I do not intend to give a running commentary during the period of the review. After all, we are out to listen and consider, but not yet to proclaim. I just make two brief points. First, we invite the maximum input to our review, including from parliamentarians. I am conscious that Select Committees of both Houses will not be able to give us an early submission, but they will be taken into account. What we mainly seek in this review, from all people, are solutions and frankness about the choices before us. We all know the problems. However, we need honesty about the answers and the trade-offs that are involved in confronting these problems, and we would like to hear all views on that. Send your views to SDR-Secretariat@mod.gov.uk.
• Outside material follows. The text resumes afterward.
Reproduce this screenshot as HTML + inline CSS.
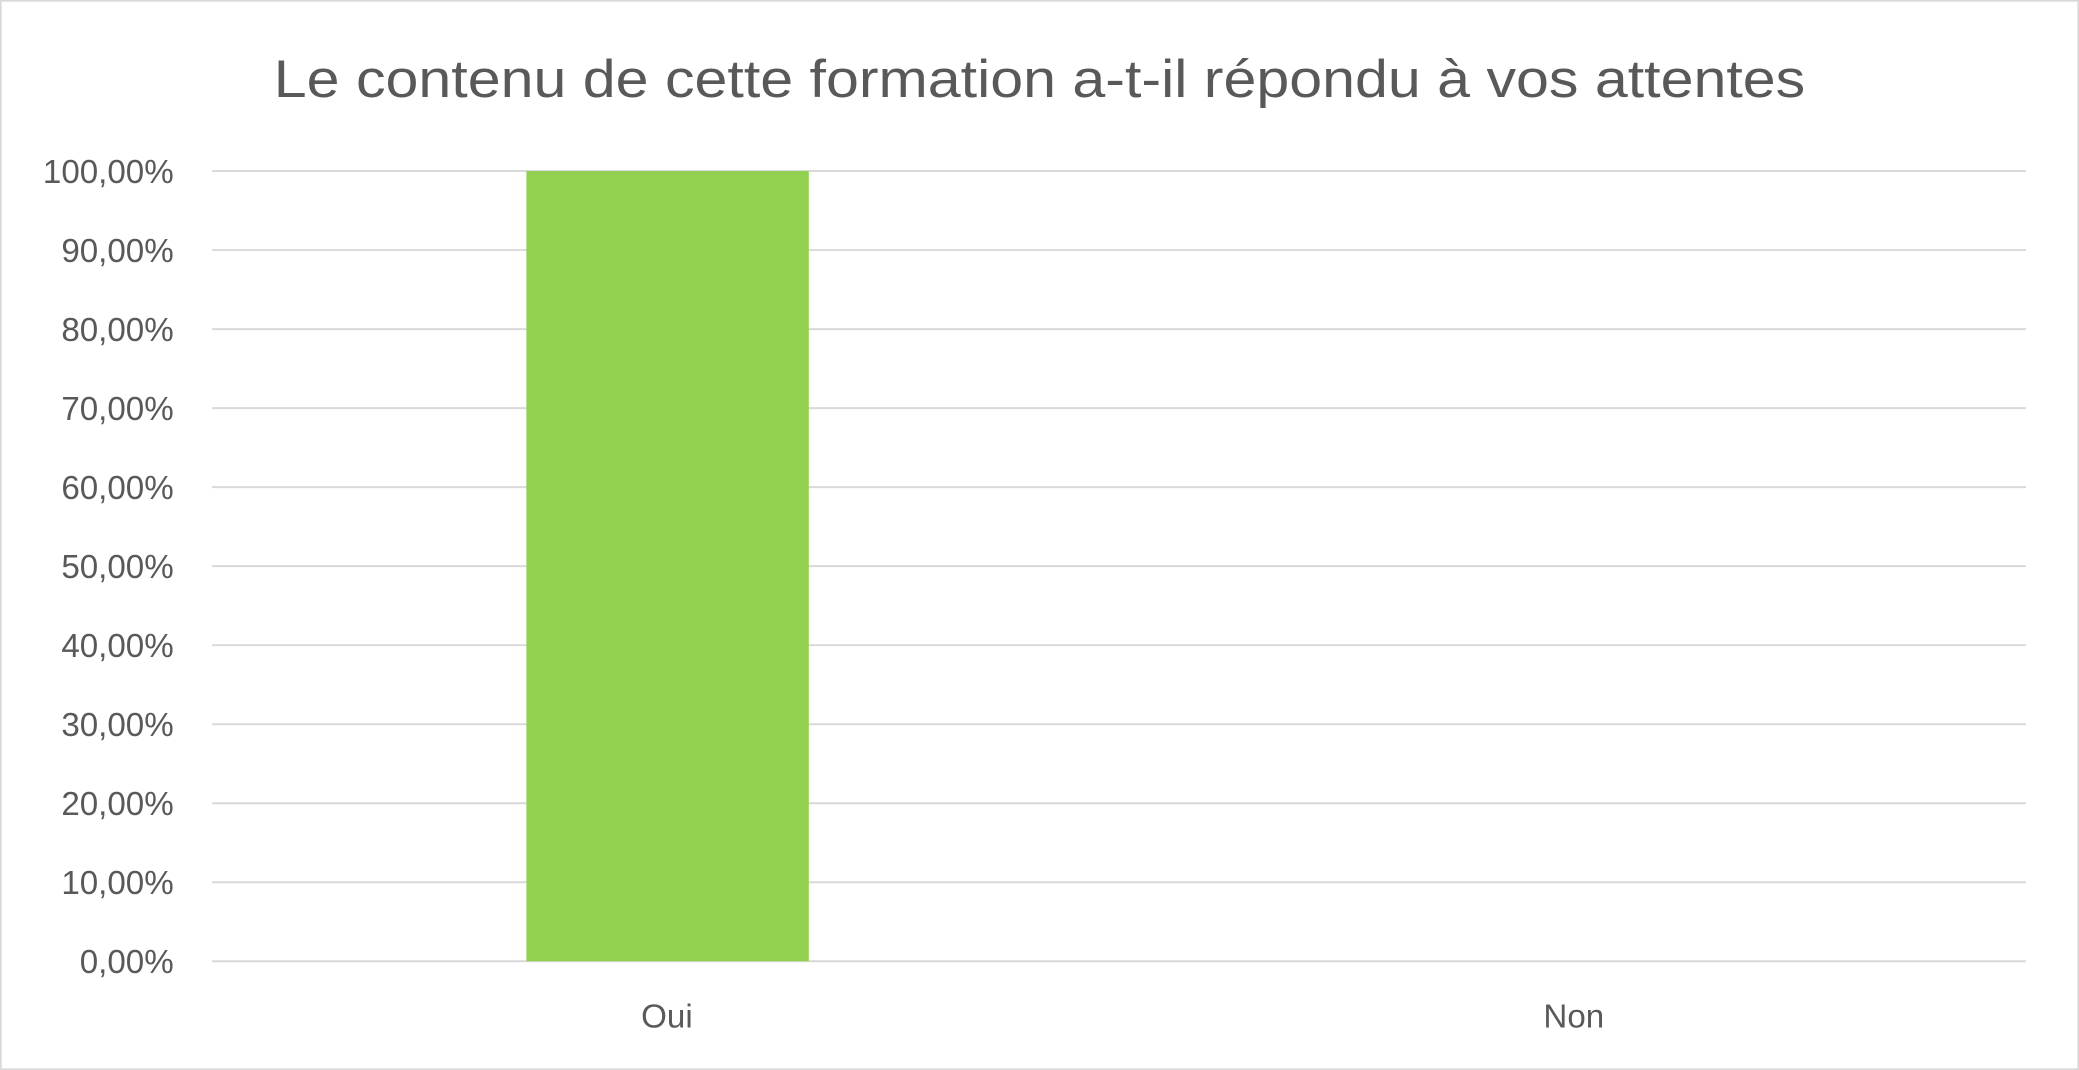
<!DOCTYPE html>
<html><head><meta charset="utf-8"><style>
html,body{margin:0;padding:0;background:#fff;}
svg{display:block;}
text{font-family:"Liberation Sans",sans-serif;fill:#595959;}
</style></head><body>
<svg width="2079" height="1070" viewBox="0 0 1568 807" preserveAspectRatio="none">
<rect x="0.5" y="0.5" width="1567" height="806" fill="#fff" stroke="#d9d9d9" stroke-width="1.5"/>
<text x="784" y="73" font-size="40" text-anchor="middle" textLength="1155" lengthAdjust="spacingAndGlyphs">Le contenu de cette formation a-t-il répondu à vos attentes</text>
<g stroke="#d9d9d9" stroke-width="1.5">
<line x1="160" x2="1528" y1="129" y2="129"/>
<line x1="160" x2="1528" y1="188.6" y2="188.6"/>
<line x1="160" x2="1528" y1="248.2" y2="248.2"/>
<line x1="160" x2="1528" y1="307.8" y2="307.8"/>
<line x1="160" x2="1528" y1="367.4" y2="367.4"/>
<line x1="160" x2="1528" y1="427" y2="427"/>
<line x1="160" x2="1528" y1="486.6" y2="486.6"/>
<line x1="160" x2="1528" y1="546.2" y2="546.2"/>
<line x1="160" x2="1528" y1="605.8" y2="605.8"/>
<line x1="160" x2="1528" y1="665.4" y2="665.4"/>
<line x1="160" x2="1528" y1="725" y2="725"/>
</g>
<rect x="397" y="129" width="213" height="596" fill="#92d050"/>
<g font-size="25" text-anchor="end">
<text x="131" y="138">100,00%</text>
<text x="131" y="197.6">90,00%</text>
<text x="131" y="257.2">80,00%</text>
<text x="131" y="316.8">70,00%</text>
<text x="131" y="376.4">60,00%</text>
<text x="131" y="436">50,00%</text>
<text x="131" y="495.6">40,00%</text>
<text x="131" y="555.2">30,00%</text>
<text x="131" y="614.8">20,00%</text>
<text x="131" y="674.4">10,00%</text>
<text x="131" y="734">0,00%</text>
</g>
<g font-size="25" text-anchor="middle">
<text x="503" y="775">Oui</text>
<text x="1187" y="775">Non</text>
</g>
</svg>
</body></html>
Secondly, we and the country need to recognise that the threats to our country and citizens are no longer theoretical. They are no longer a distant possibility. They are alive and well in Ukraine today. Vladimir Putin’s Russia has brutally invaded and sought to occupy a peaceful neighbouring independent sovereign nation state. Anybody who needs reminding of what is at stake in the world today needs look only at the depraved conduct of Putin’s occupiers in those parts of the Donbass and Crimea that they presently and temporarily occupy. In that changed world, we have to look afresh at how we keep our people safe from that grim reality and other deadly and disruptive threats—not just now but for decades to come. It is a daunting task for this review, but I hope that we will help point a way towards a more secure and safer future.